Pour quelqu’un qui prépare son cours, un exposé, un TP, un projet de fin d’étude, l’IA est une source d’information plus au mois fiable, qui donne l’information directement sans être obligé de s’«encombrer» de plusieurs dizaines ou même de centaines de pages de documentation.
En même temps, ce domaine devra fera face à un défi de taille concernant tout ce qui est copyright, droits d’auteur... Se posera aussi le problème de la différence entre un travail qui est fait par l’IA et celui remis par l’étudiant. C’est une problématique de taille, d’éthique, et aussi d’outils dans un domaine qui s’approprie déjà cet outil de recherche.
- Comment peut-on éviter les «risques» potentiels de cette technologie ?

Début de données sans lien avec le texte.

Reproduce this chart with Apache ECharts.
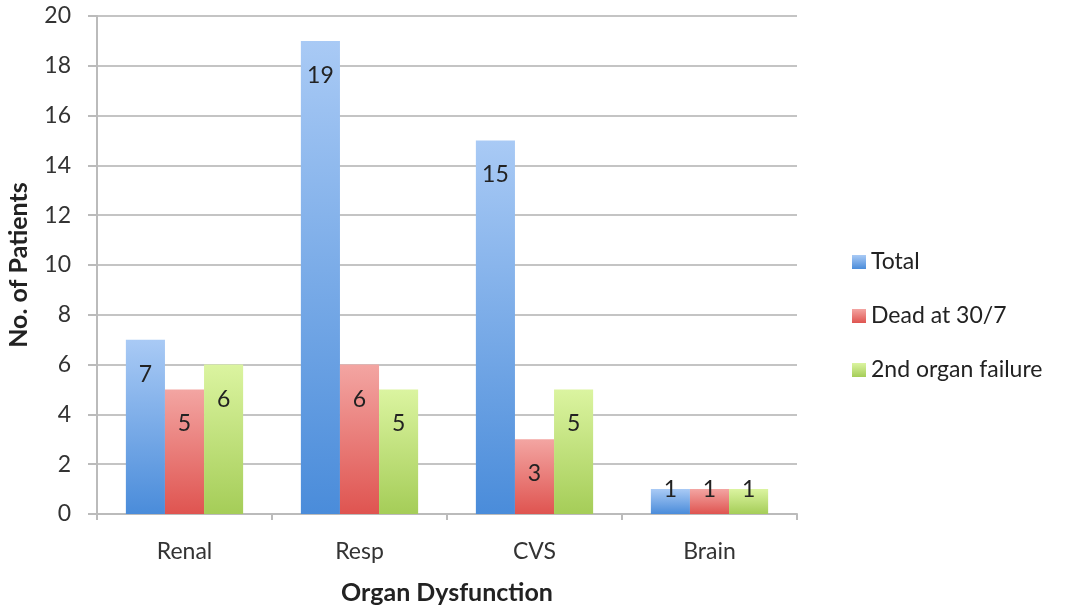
<!DOCTYPE html>
<html><head><meta charset="utf-8">
<script src="https://cdn.jsdelivr.net/npm/echarts@6/dist/echarts.min.js"></script>
<style>html,body{margin:0;padding:0;background:#fff}#c{width:1068px;height:609px}</style>
</head><body><div id="c"></div>
<script>
const categories = ['Renal', 'Resp', 'CVS', 'Brain'];
const totalValues = [7, 19, 15, 1];
const deadValues = [5, 6, 3, 1];
const secondOrganValues = [6, 5, 5, 1];
const seriesNames = ['Total', 'Dead at 30/7', '2nd organ failure'];

const FONT = 'Lato';
function grad(top, bottom) {
  return new echarts.graphic.LinearGradient(0, 0, 0, 1, [
    { offset: 0, color: top }, { offset: 1, color: bottom }
  ]);
}
const palettes = [
  ['#a9caf5', '#4a8cda'],
  ['#f3a5a2', '#df5450'],
  ['#dbf4a0', '#a5cd58']
];
function mk(vals) {
  return vals.map(v => v <= 1
    ? { value: v, label: { position: 'top', distance: -12 } }
    : { value: v });
}
const dataSets = [totalValues, deadValues, secondOrganValues];
const series = dataSets.map((vals, i) => ({
  name: seriesNames[i],
  type: 'bar',
  data: mk(vals),
  barGap: '0%',
  barCategoryGap: '33%',
  itemStyle: { color: grad(palettes[i][0], palettes[i][1]) },
  label: {
    show: true, position: 'insideTop', distance: 23,
    color: '#222', fontFamily: FONT, fontSize: 23
  }
}));

const chart = echarts.init(document.getElementById('c'));
chart.setOption({
  animation: false,
  backgroundColor: '#fff',
  grid: { left: 97, right: 271, top: 16, bottom: 95, outerBoundsMode: 'none', containLabel: false },
  legend: {
    orient: 'vertical', left: 852, top: 250, padding: 0,
    itemWidth: 14, itemHeight: 14, itemGap: 30,
    icon: 'rect',
    textStyle: { fontFamily: FONT, fontSize: 23, color: '#222', lineHeight: 24 },
    data: seriesNames.map((n, i) => ({ name: n, itemStyle: { color: grad(palettes[i][0], palettes[i][1]) } }))
  },
  xAxis: {
    type: 'category', data: categories,
    name: 'Organ Dysfunction', nameLocation: 'middle', nameGap: 66,
    nameTextStyle: { fontFamily: FONT, fontSize: 25, fontWeight: 'bold', color: '#222' },
    axisLine: { lineStyle: { color: '#bbb', width: 2 } },
    axisTick: { show: true, length: 6, lineStyle: { color: '#bbb', width: 2 } },
    axisLabel: { fontFamily: FONT, fontSize: 23, color: '#333', margin: 26 }
  },
  yAxis: {
    type: 'value', min: 0, max: 20, interval: 2,
    name: 'No. of Patients', nameLocation: 'middle', nameGap: 66, nameRotate: 90,
    nameTextStyle: { fontFamily: FONT, fontSize: 25, fontWeight: 'bold', color: '#222' },
    axisLine: { show: true, lineStyle: { color: '#bbb', width: 2 } },
    axisTick: { show: true, length: 9, lineStyle: { color: '#bbb', width: 2 } },
    axisLabel: { fontFamily: FONT, fontSize: 23, color: '#333', margin: 26 },
    splitLine: { lineStyle: { color: '#c4c4c4', width: 2 } }
  },
  series: series
});
</script></body></html>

Pour les risques, il n’y a pas de bonne méthode. Cela doit faire l’objet de débat entre spécialistes, comme pour tout domaine. Quand on parle par exemple d’IA dans la santé, qui est un domaine très sensible, ce sont les gens de la santé qui vont, peut-être, discuter avec les «techniciens» en vue d’avoir des éléments d’information qui leur font défaut sur cet outil. Mais c’est aux gens de la santé d’anticiper sur les risques et c’est à eux de définir quelles sont les mesures nécessaires à adopter pour faire face à d’éventuels risques. Idem pour l’enseignement supérieur. C’est aux chercheurs et responsables de définir et détecter les risques potentiels, mais aussi les opportunités, parce qu’il ne faut pas voir que les risques.
Les opportunités qu’offre cet outil sont aussi importantes. Il ne faut pas que les risques bloquent la valeur ajoutée de cette technologie. Donc, tout est fonction du domaine d’utilisation (protection des données personnelles, etc.), surtout quand on travaille sur un service en cloud, où on ne maîtrise rien sur l’autre partie, sur ce qui est stocké concernant nos questions, mais aussi par rapport au pays...
C’est la même chose quand on parle de la sécurité informatique. Quand on donne, par exemple, la possibilité à des gens ordinaires de poser des questions sur comment attaquer un site internet, etc., l’IA pourrait offrir une méthode et des outils qui peuvent être dangereux. Un débat doit donc être lancé à un haut niveau. L’objectif est de voir quelles seront les réponses que peuvent apporter les différentes institutions et les composantes de la société à ce nouveau défi, qui est source de risques mais aussi de beaucoup d’opportunités.
Bio express
Yazid Aguedal est diplômé de l’Ecole supérieure d’informatique (ex-INI), directeur général d’IT Synergy (www.itsynergy-dz.com), une société de services dans le Digital. Il a à son actif 23 ans d’expérience dans le domaine du développement et de la gestion des projets informatiques, certifié par Microsoft et Oracle. Consultant de plusieurs multinationales et de sociétés algériennes, il est très actif dans l’écosystème des start-up et de la numérisation en Algérie. Il est également membre du conseil d’administration du Groupement algérien des acteurs du numérique (GAAN).